A consumer consuming two commodities X and Y has the following utility function U=X^2Y^2.If the price of the two commodities are Birr 1 and 4 respectively and his/her budget is birr 10.

To solve this problem, we need to find the utility-maximizing quantities of X and Y for the given budget and prices. We can do this by applying the Lagrange multiplier method.

a) Set up the following Lagrangian function:
L = X^2Y^2 - λ(PxX + PyY - M)

Where:
L = Lagrangian function
X = quantity of good X
Y = quantity of good Y
λ = Lagrange multiplier
Px = price of good X (1 Birr)
Py = price of good Y (4 Birr)
M = budget (10 Birr)

Now, take the partial derivatives of L with respect to X, Y, and λ and set them equal to zero:

∂L/∂X = 2XY^2 - λPx = 0
∂L/∂Y = 2X^2Y - λPy = 0
∂L/∂λ = PxX + PyY - M = 0

Solving these equations simultaneously, we get:

2XY^2 = λPx -- (1)
2X^2Y = λPy -- (2)
PxX + PyY = M -- (3)

Now, divide equation (1) by equation (2) to get:

Y/X = Px/Py
Y = (Px/Py)X -- (4)

Substitute equation (4) into equation (3):

PxX + Py((Px/Py)X) = M
PxX + PxX = M
2PxX = M
X = M / (2Px)

Substitute the value of X into equation (4):

Y = (Px/Py)(M / (2Px))
Y = M / (2Py)

Substitute the given values:
Px = 1 Birr
Py = 4 Birr
M = 10 Birr

X = 10 / (2 * 1) = 5
Y = 10 / (2 * 4) = 1.25

So, the quantities of goods X and Y that will maximize utility are X = 5 and Y = 1.25.

b) To find the total utility at the optimum point, substitute the values of X and Y into the utility function:

U = X^2Y^2
U = 5^2 * 1.25^2
U = 31.25

Therefore, the total utility at the optimum point is 31.25.
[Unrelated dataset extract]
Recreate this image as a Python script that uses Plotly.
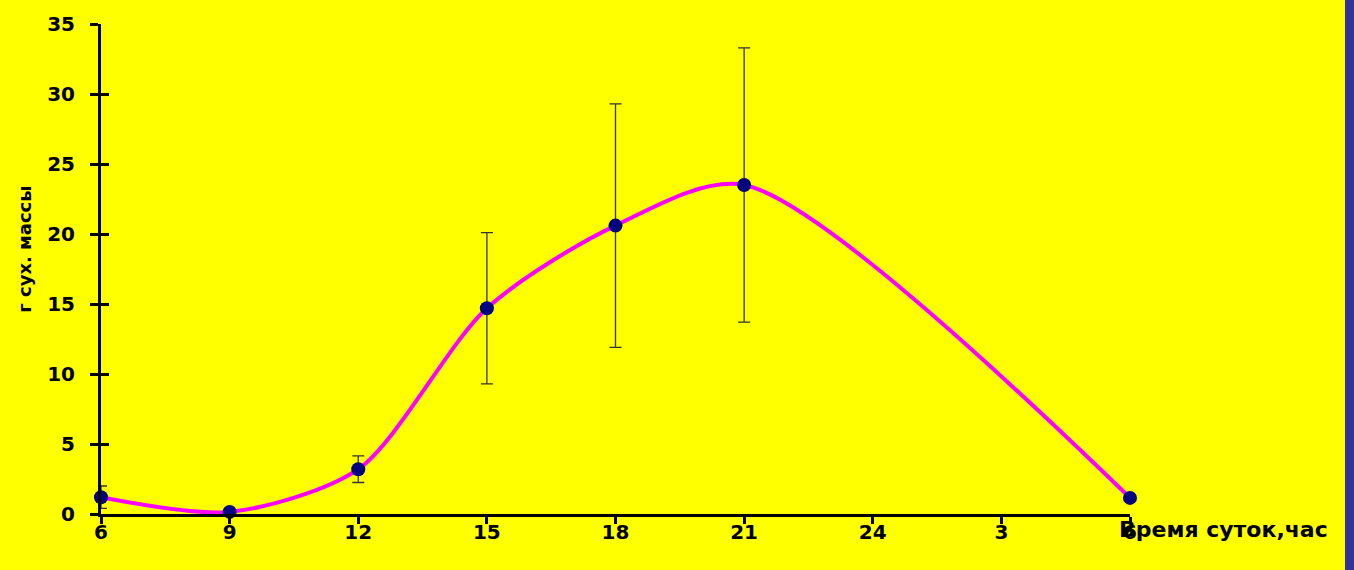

c) To find the marginal rate of substitution (MRS) at the optimum point, take the partial derivatives of the utility function with respect to X and Y:

∂U/∂X = 2XY^2 = 2 * 5 * 1.25^2 = 15.625
∂U/∂Y = 2X^2Y = 2 * 5^2 * 1.25 = 62.5

MRS = ∂U/∂X / ∂U/∂Y
MRS = 15.625 / 62.5
MRS = 0.25

Therefore, the MRS at the optimum point is 0.25.

d) To show the optimum point graphically, we can plot the budget constraint and the utility function on a graph with X on the x-axis and Y on the y-axis.

First, plot the budget constraint:
PxX + PyY = M
1X + 4Y = 10
Y = (10 - X) / 4

Next, plot the utility function:
U = X^2Y^2

Graphically, the optimum point is where the budget constraint is tangent to the utility function. The coordinates of this point are X = 5 and Y = 1.25.

By plotting the budget constraint and the utility function on the same graph, we can visually show the optimum point.